And this is basically the story of humanity, whereas churches and governments have historically worked really hard and pretty successfully to erase a lot of our history.

Freeland

There's that intentional erasure, and then there's the accidental loss, and I think that it's an important thing for us to remember and to keep in mind: the protocols that run the web do not address archiving. There is a fatal flaw. That's my language, not Tim Berners-Lee's or anybody else's, that the web does not have an inherent archiving mechanism, and so the Wayback Machine is sort of this add-on to the web that fixes what I see as this fatal flaw with the web. Fatal flaw, maybe that's overstating it, but I'm looking around and thinking, "Wow, if archiving had been baked in, we might not be having some of the fights that we're currently having about taking down content that's online and that's being published on the web."

So I think that the Wayback Machine is an incredibly important addition to the online world in which we live, and just as you said, I can't imagine what our cultural history would be like today in the 2020s without being able to look back over 30 years of history as it's been captured by the Wayback Machine, starting in 1996.

Graham

You're absolutely right, Chris. It's an imperfect hack, and I actually have discussed this with Tim Berners-Lee, who's the guy who invented the web, and he agrees that it was a bit of an oversight that this basically no version control system, for example, was part of the core plan for this web that we've evolved.

Freeland

And that's why when you see the evolution of publishing systems online, like with the wiki system, versioning history was a very important part of that publishing system to incorporate because it fixed a flaw that was present in the original web.

Graham

That is so true, and yet at the same time, when you look at Wikipedia sites, there are something like 320 Wikipedia language editions around the world and something like 70 million articles. These articles consist of claims that people make that are backed up by references, citations to secondary sources, books, academic papers, and published news sources, and those sources, unlike the actual articles in the Wikipedia system, are not necessarily inherently archived. Step in the Wayback Machine. So because we've been archiving much of the public web for the last 30 some years, we've been able to go back and look at these hundreds of millions of citations and Wikipedia articles, find ones that in fact return to "404" or "page not found," and edit them. To date we've done that more than 30 million times. We fixed more than 30 million broken links, and we identify and fix more than 10,000 additional broken links on any given day.

Robinson

Can you talk about what the pernicious effects of not being able to access preserved original information are? I've been a researcher, doing books, trying to find things out. I'm a political writer, so I go back to news stories, and I have to get quotes; the quotes are oftentimes damning quotes, things that politicians have said, so I know why it's really important to be able to find those things, and digitally, as opposed to in the newspaper, things can very easily be changed.

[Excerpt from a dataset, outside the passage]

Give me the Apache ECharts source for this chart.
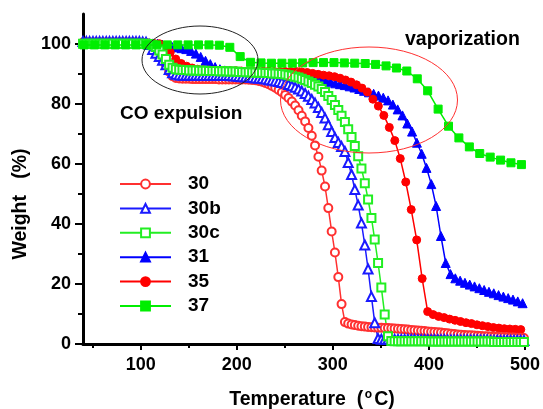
<!DOCTYPE html>
<html>
<head>
<meta charset="utf-8">
<script src="https://cdn.jsdelivr.net/npm/echarts@6/dist/echarts.min.js"></script>
<style>html,body{margin:0;padding:0;background:#fff}#c{width:543px;height:409px}</style>
</head>
<body>
<div id="c"></div>
<script>
// ---- tick values ----
var xMajor = [100, 200, 300, 400, 500];
var xMinor = [50, 150, 250, 350, 450];
var yMajor = [0, 20, 40, 60, 80, 100];
var yMinor = [10, 30, 50, 70, 90];
var seriesNames = ['30', '30b', '30c', '31', '35', '37'];

// ---- temperatures (°C) shared by 30, 30b, 30c ----
var tempDense = [40.0, 43.5, 46.9, 50.4, 53.8, 57.3, 60.7, 64.2, 67.6, 71.1,
74.5, 78.0, 81.4, 84.9, 88.3, 91.8, 95.2, 98.7, 102.1, 105.6,
109.0, 112.5, 115.9, 119.4, 122.8, 126.3, 129.7, 133.2, 136.6, 140.1,
143.5, 147.0, 150.4, 153.9, 157.3, 160.8, 164.2, 167.7, 171.1, 174.6,
178.0, 181.5, 184.9, 188.4, 191.8, 195.3, 198.7, 202.2, 205.6, 209.1,
212.5, 216.0, 219.4, 222.9, 226.3, 229.8, 233.2, 236.7, 240.1, 243.6,
247.0, 250.5, 253.9, 257.4, 260.8, 264.3, 267.7, 271.2, 274.6, 278.1,
281.5, 285.0, 288.4, 291.9, 295.3, 298.8, 302.2, 305.7, 309.1, 312.6,
316.0, 319.5, 322.9, 326.4, 329.8, 333.3, 336.7, 340.2, 343.6, 347.1,
350.5, 354.0, 357.4, 360.9, 364.3, 367.8, 371.2, 374.7, 378.1, 381.6,
385.0, 388.5, 391.9, 395.4, 398.8, 402.3, 405.7, 409.2, 412.6, 416.1,
419.5, 423.0, 426.4, 429.9, 433.3, 436.8, 440.2, 443.7, 447.1, 450.6,
454.0, 457.5, 460.9, 464.4, 467.8, 471.3, 474.7, 478.2, 481.6, 485.1,
488.5, 492.0, 495.4, 498.9];

var weight30 = [100.5,100.5,100.5,100.5,100.5,100.5,100.5,100.5,100.5,100.5,
100.5,100.5,100.5,100.5,100.5,100.5,100.5,100.4,100.4,100.3,
100.0,99.3,98.0,96.7,95.2,93.0,90.8,89.3,88.7,88.5,
88.4,88.4,88.4,88.3,88.3,88.3,88.3,88.3,88.3,88.3,
88.3,88.2,88.2,88.2,88.2,88.2,88.2,88.2,88.2,88.2,
88.1,88.0,87.9,87.7,87.4,87.0,86.6,86.0,85.4,84.7,
83.9,83.0,82.0,80.8,79.5,77.9,76.1,74.2,72.0,69.4,
66.2,62.4,57.8,52.5,45.3,37.5,30.5,22.3,13.3,7.3,
6.8,6.5,6.3,6.1,5.9,5.8,5.7,5.6,5.5,5.45,
5.4,5.35,5.3,5.25,5.2,5.1,5.0,4.9,4.8,4.7,
4.6,4.5,4.4,4.3,4.2,4.1,4.0,3.9,3.8,3.7,
3.6,3.4,3.3,3.2,3.1,3.0,2.95,2.9,2.8,2.75,
2.7,2.6,2.55,2.5,2.45,2.4,2.35,2.3,2.25,2.2,
2.15,2.1,2.05,2.0];

var weight30b = [100.8,100.8,100.8,100.8,100.8,100.8,100.8,100.8,100.8,100.8,
100.8,100.8,100.8,100.8,100.8,100.8,100.8,100.8,100.7,100.6,
99.8,98.2,96.9,95.8,94.6,93.1,91.5,90.4,89.9,89.7,
89.6,89.6,89.6,89.6,89.6,89.6,89.5,89.5,89.5,89.5,
89.5,89.5,89.5,89.5,89.5,89.4,89.3,89.2,89.1,89.0,
88.9,88.8,88.7,88.6,88.5,88.3,88.1,87.9,87.7,87.5,
87.2,86.9,86.5,86.1,85.6,85.0,84.3,83.5,82.6,81.5,
80.3,78.8,77.2,75.3,73.1,70.8,68.8,67.2,65.8,64.2,
60.5,56.5,51.5,46.3,40.3,33.0,25.0,15.8,7.1,1.8,
1.6,1.6,1.6,1.6,1.5,1.5,1.5,1.5,1.5,1.5,
1.5,1.4,1.4,1.4,1.4,1.4,1.4,1.4,1.4,1.4,
1.3,1.3,1.3,1.3,1.3,1.3,1.3,1.3,1.3,1.3,
1.3,1.3,1.3,1.2,1.2,1.2,1.2,1.2,1.2,1.2,
1.2,1.2,1.2,1.2];

var weight30c = [100.1,100.1,100.1,100.1,100.1,100.1,100.1,100.1,100.1,100.1,
100.1,100.1,100.1,100.1,100.1,100.1,100.1,100.1,100.1,100.1,
100.0,99.6,99.0,97.8,96.5,95.0,93.1,92.1,91.6,91.4,
91.3,91.3,91.2,91.2,91.2,91.1,91.1,91.1,91.0,91.0,
91.0,90.9,90.9,90.9,90.8,90.8,90.8,90.7,90.7,90.6,
90.6,90.5,90.5,90.4,90.4,90.3,90.3,90.2,90.2,90.1,
90.0,89.8,89.6,89.4,89.1,88.8,88.4,88.0,87.5,87.0,
86.4,85.8,85.0,84.0,82.7,81.3,79.7,78.0,76.1,74.0,
71.6,69.0,66.0,62.6,58.5,53.6,48.2,42.0,34.8,27.0,
18.8,9.8,2.6,1.0,0.9,0.9,0.9,0.9,0.9,0.9,
0.9,0.9,0.9,0.9,0.9,0.8,0.8,0.8,0.8,0.8,
0.8,0.8,0.8,0.8,0.8,0.8,0.8,0.8,0.8,0.8,
0.8,0.8,0.8,0.8,0.7,0.7,0.7,0.7,0.7,0.7,
0.7,0.7,0.7,0.7];

// ---- series 31 ----
var temp31 = [42.5, 47.5, 52.5, 57.5, 62.5, 67.5, 72.5, 77.5, 82.5, 87.5,
92.5, 97.5, 102.5, 107.5, 112.5, 117.5, 122.5, 127.5, 132.5, 137.5,
142.5, 147.5, 152.5, 157.5, 162.5, 167.5, 172.5, 177.5, 182.5, 187.5,
192.5, 197.5, 202.5, 207.5, 212.5, 217.5, 222.5, 227.5, 232.5, 237.5,
242.5, 247.5, 252.5, 257.5, 262.5, 267.5, 272.5, 277.5, 282.5, 287.5,
292.5, 297.5, 302.5, 307.5, 312.5, 317.5, 322.5, 327.5, 332.5, 337.5,
342.5, 347.5, 352.5, 357.5, 362.5, 367.5, 372.5, 377.5, 382.5, 387.5,
392.5, 397.5, 402.5, 407.5, 412.5, 417.5, 422.5, 427.5, 432.5, 437.5,
442.5, 447.5, 452.5, 457.5, 462.5, 467.5, 472.5, 477.5, 482.5, 487.5,
492.5, 497.5];
var weight31 = [100.3,100.3,100.3,100.3,100.3,100.3,100.3,100.3,100.3,100.3,
100.3,100.3,100.3,100.3,100.2,100.1,99.8,99.4,99.1,98.9,
98.6,98.3,97.7,96.8,95.7,94.4,93.3,92.3,91.6,91.2,
91.0,90.9,90.8,90.7,90.6,90.5,90.4,90.3,90.2,90.1,
90.0,89.9,89.8,89.7,89.6,89.4,89.1,88.8,88.5,88.2,
87.8,87.4,86.9,86.6,86.3,85.9,85.5,85.0,84.4,83.9,
83.4,82.8,82.1,81.2,79.8,78.2,76.2,73.5,70.8,67.1,
63.4,58.7,53.3,46.0,36.0,27.0,23.3,21.9,21.1,20.4,
19.8,19.2,18.6,18.0,17.4,16.9,16.3,15.8,15.3,14.8,
14.2,13.6];

// ---- series 35 ----
var temp35 = [39.6, 45.3, 51.0, 56.7, 62.4, 68.1, 73.8, 79.5, 85.2, 90.9,
96.6, 102.3, 108.0, 113.7, 119.4, 125.1, 130.8, 136.5, 142.2, 147.9,
153.6, 159.3, 165.0, 170.7, 176.4, 182.1, 187.8, 193.5, 199.2, 204.9,
210.6, 216.3, 222.0, 227.7, 233.4, 239.1, 244.8, 250.5, 256.2, 261.9,
267.6, 273.3, 279.0, 284.7, 290.4, 296.1, 301.8, 307.5, 313.2, 318.9,
324.6, 330.3, 336.0, 341.7, 347.4, 353.1, 358.8, 364.5, 370.2, 375.9,
381.6, 387.3, 393.0, 398.7, 404.4, 410.1, 415.8, 421.5, 427.2, 432.9,
438.6, 444.3, 450.0, 455.7, 461.4, 467.1, 472.8, 478.5, 484.2, 489.9,
495.6];
var weight35 = [100.2,100.2,100.2,100.2,100.2,100.2,100.2,100.2,100.2,100.2,
100.2,100.2,100.2,100.2,100.1,99.5,97.2,95.0,93.5,92.6,
92.0,91.6,91.4,91.3,91.3,91.2,91.2,91.1,91.1,91.0,
91.0,91.0,90.9,90.9,90.9,90.8,90.8,90.8,90.8,90.8,
90.7,90.5,90.2,89.9,89.6,89.4,89.1,88.6,88.0,87.3,
86.4,85.3,84.0,81.6,79.3,76.2,72.2,67.8,61.8,54.0,
44.8,34.7,21.8,10.8,9.8,9.2,8.8,8.3,7.9,7.5,
7.1,6.8,6.4,6.1,5.8,5.5,5.3,5.1,5.0,4.9,
4.8];

// ---- series 37 ----
var temp37 = [41.0, 51.8, 62.7, 73.5, 84.4, 95.2, 106.0, 116.9, 127.7, 138.6,
149.4, 160.2, 171.1, 181.9, 192.8, 203.6, 214.4, 225.3, 236.1, 247.0,
257.8, 268.6, 279.5, 290.3, 301.2, 312.0, 322.8, 333.7, 344.5, 355.4,
366.2, 377.0, 387.9, 398.7, 409.6, 420.4, 431.2, 442.1, 452.9, 463.8,
474.6, 485.4, 496.3];
var weight37 = [99.7,99.7,99.7,99.7,99.7,99.7,99.7,99.7,99.7,99.7,
99.7,99.7,99.7,99.6,98.9,95.8,93.9,93.7,93.6,93.6,
93.6,93.7,93.8,93.8,93.8,93.7,93.6,93.5,93.2,92.7,
92.0,91.0,88.4,84.4,78.3,72.6,68.7,65.7,63.5,62.3,
61.3,60.4,59.8];

function pairs(xs, ys) { return xs.map(function (x, i) { return [x, ys[i]]; }); }

var FONT = 'Arial, "Liberation Sans", sans-serif';

function mkSeries(name, xs, ys, symbol, size, color, z) {
  return {
    name: name, type: 'line', data: pairs(xs, ys),
    symbol: symbol, symbolSize: size, showSymbol: true,
    lineStyle: { color: color, width: 1.5 },
    itemStyle: { color: color, borderColor: color, borderWidth: 1 },
    z: z, silent: true, animation: false,
    emphasis: { disabled: true }
  };
}

var chart = echarts.init(document.getElementById('c'), null, { renderer: 'canvas' });

var option = {
  animation: false,
  backgroundColor: '#fff',
  grid: { left: 83, right: 16, top: 14, bottom: 65, containLabel: false },
  xAxis: [{
    type: 'value', min: 40, max: 500,
    axisLine: { show: true, onZero: false, lineStyle: { color: '#000', width: 3 } },
    axisTick: { show: true, customValues: xMajor, length: 6, lineStyle: { color: '#000', width: 2 } },
    axisLabel: { customValues: xMajor, color: '#000', fontSize: 18, fontWeight: 'bold', fontFamily: FONT, margin: 12 },
    splitLine: { show: false }
  }, {
    type: 'value', min: 40, max: 500, position: 'bottom',
    axisLine: { show: false, onZero: false },
    axisTick: { show: true, customValues: xMinor, length: 4, lineStyle: { color: '#000', width: 2 } },
    axisLabel: { show: false }, splitLine: { show: false }
  }],
  yAxis: [{
    type: 'value', min: 0, max: 110,
    axisLine: { show: true, onZero: false, lineStyle: { color: '#000', width: 3 } },
    axisTick: { show: true, customValues: yMajor, length: 8, lineStyle: { color: '#000', width: 2 } },
    axisLabel: { customValues: yMajor, color: '#000', fontSize: 18, fontWeight: 'bold', fontFamily: FONT, margin: 12 },
    splitLine: { show: false }
  }, {
    type: 'value', min: 0, max: 110, position: 'left',
    axisLine: { show: false, onZero: false },
    axisTick: { show: true, customValues: yMinor, length: 5, lineStyle: { color: '#000', width: 2 } },
    axisLabel: { show: false }, splitLine: { show: false }
  }],
  legend: {
    data: seriesNames, orient: 'vertical', left: 114, top: 169,
    itemWidth: 51, itemHeight: 11, itemGap: 4.4,
    textStyle: { color: '#000', fontSize: 19, fontWeight: 'bold', fontFamily: FONT, lineHeight: 20, padding: [0, 0, 0, 12] },
    selectedMode: false
  },
  series: [
    mkSeries('30', tempDense, weight30, 'emptyCircle', 8, '#ff3030', 3),
    mkSeries('30b', tempDense, weight30b, 'emptyTriangle', 9, '#1a1aff', 3),
    mkSeries('30c', tempDense, weight30c, 'emptyRect', 8, '#22ee22', 3),
    mkSeries('31', temp31, weight31, 'triangle', 9, '#0000ff', 2),
    mkSeries('35', temp35, weight35, 'circle', 8, '#ff0000', 2),
    mkSeries('37', temp37, weight37, 'rect', 8, '#00ee00', 4)
  ],
  graphic: [
    { type: 'ellipse', z: 10, silent: true, shape: { cx: 200, cy: 60, rx: 58, ry: 34 }, style: { fill: 'none', stroke: '#222', lineWidth: 1 } },
    { type: 'ellipse', z: 10, silent: true, shape: { cx: 369, cy: 100, rx: 88.5, ry: 53 }, style: { fill: 'none', stroke: '#ff3030', lineWidth: 1 } },
    { type: 'text', z: 10, silent: true, x: 120, y: 114, style: { text: 'CO expulsion', fontSize: 19, fontWeight: 'bold', fontFamily: FONT, fill: '#000', align: 'left', verticalAlign: 'middle' } },
    { type: 'text', z: 10, silent: true, x: 405, y: 40, style: { text: 'vaporization', fontSize: 19.5, fontWeight: 'bold', fontFamily: FONT, fill: '#000', align: 'left', verticalAlign: 'middle' } },
    { type: 'text', z: 10, silent: true, x: 21, y: 204, rotation: Math.PI / 2, style: { text: 'Weight   (%)', fontSize: 19.5, fontWeight: 'bold', fontFamily: FONT, fill: '#000', align: 'center', verticalAlign: 'middle' } },
    { type: 'text', z: 10, silent: true, x: 312, y: 400, style: {
        text: 'Temperature  ({gap|}C)', fontSize: 19.5, fontWeight: 'bold', fontFamily: FONT, fill: '#000', align: 'center', verticalAlign: 'middle',
        rich: { gap: { width: 11, fontSize: 12 } }
      } },
    { type: 'text', z: 10, silent: true, x: 368.5, y: 395, style: { text: 'o', fontSize: 12, fontWeight: 'bold', fontFamily: FONT, fill: '#000', align: 'center', verticalAlign: 'middle' } }
  ]
};
chart.setOption(option);
</script>
</body>
</html>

Even big publications like the New York Times will stealthily edit articles on their website, so you can go back to the website the next day, and you're like, "I thought that article was a little different yesterday," and maybe it was. It's not like the newspaper, where you can get out your piece of paper and nobody's able to change it. And, of course, when the Trump White House came in, they erased, I believe, the entire records of the Biden White House's whitehouse.gov. So, can you talk a bit, Chris, about the effects for researchers, the consequences of the kinds of losses that we're talking about?

Freeland

If we think about how the news was produced 30 years ago to the point that you were talking about, where you're going back, needing to look at previously published articles—staying within the news lane, not looking at books, but just looking at news—a reporter used to be able to go into the morgue. They could walk into the depths of their newsroom, the depths of their building, into the place where the filing cabinets with all the previous stories, and be able to look at that history.

Well, guess what, we've now made the change where we're not publishing in print; we're not publishing in any other kind of fixed media. We're instead publishing online. That electronic content is all that we have, and in some cases, it is incredibly delicate. It can vanish; it can be changed because there's no inherent version control or stated version control. So we don't necessarily have the same fixed content that we did 30 years ago in terms of news.

Graham

That's absolutely correct. And I was going to also say, the proof is in the pudding. On any given day we observe five to 10 news articles published somewhere, in the United States or around the world, that are based in part or in whole on material available from the Wayback Machine or the Internet Archive. Political articles, historical articles—articles that wouldn't be able to be produced had it not been for the availability of these archives. And so on any given day, CNN, NBC, BBC, NPR, and others can file their stories and be able to cite specific archives, the URLs of maybe something that a politician had said, a report that a government had produced, a scientific paper, some historical reference, or something that is only available from the Wayback Machine.

Robinson

Let me give you a specific example here. I just wrapped up a book on JD Vance, and if you're writing about JD Vance, one of the things you have to write about is how his opinions have changed. Well, JD Vance used to tweet a lot of his opinions about Donald Trump that were very negative. JD Vance deletes his tweets, so going back and trying to reconstruct JD Vance's tweets from 2016 turned out to be quite difficult. Sometimes they're quoted in news articles, but the news article links to a tweet that he has since deleted, so there's no actual proof that he said anything. And so as someone who is a kind of historian of JD Vance, the record of his public opinions has actually kind of disappeared because he got rid of it, because it's on social media.

Graham

That's an excellent example. I think Andrew Kaczynski, the KFile on CNN, has actually filed a number of stories about Vance based upon archives that we've preserved.

Robinson

So, let's talk a little bit about the effect that that social media has, the fact that so much information is coming out in the form of Instagram stories, which are designed to disappear, or Facebook posts.

Graham

This really gets into some of the challenges of web archiving. There are many, they are evolving, and it's what we focus on every day here at the Internet Archive. One of them you mentioned is social media, kind of the dominant platform that people are writing and sharing and producing videos on, and all the rest of that. The first challenge is there's just so much material; it's an enormous amount of material, and far more than we could possibly archive. We archive a smidgen, for example, of what's published on, say, YouTube. Only a very small amount.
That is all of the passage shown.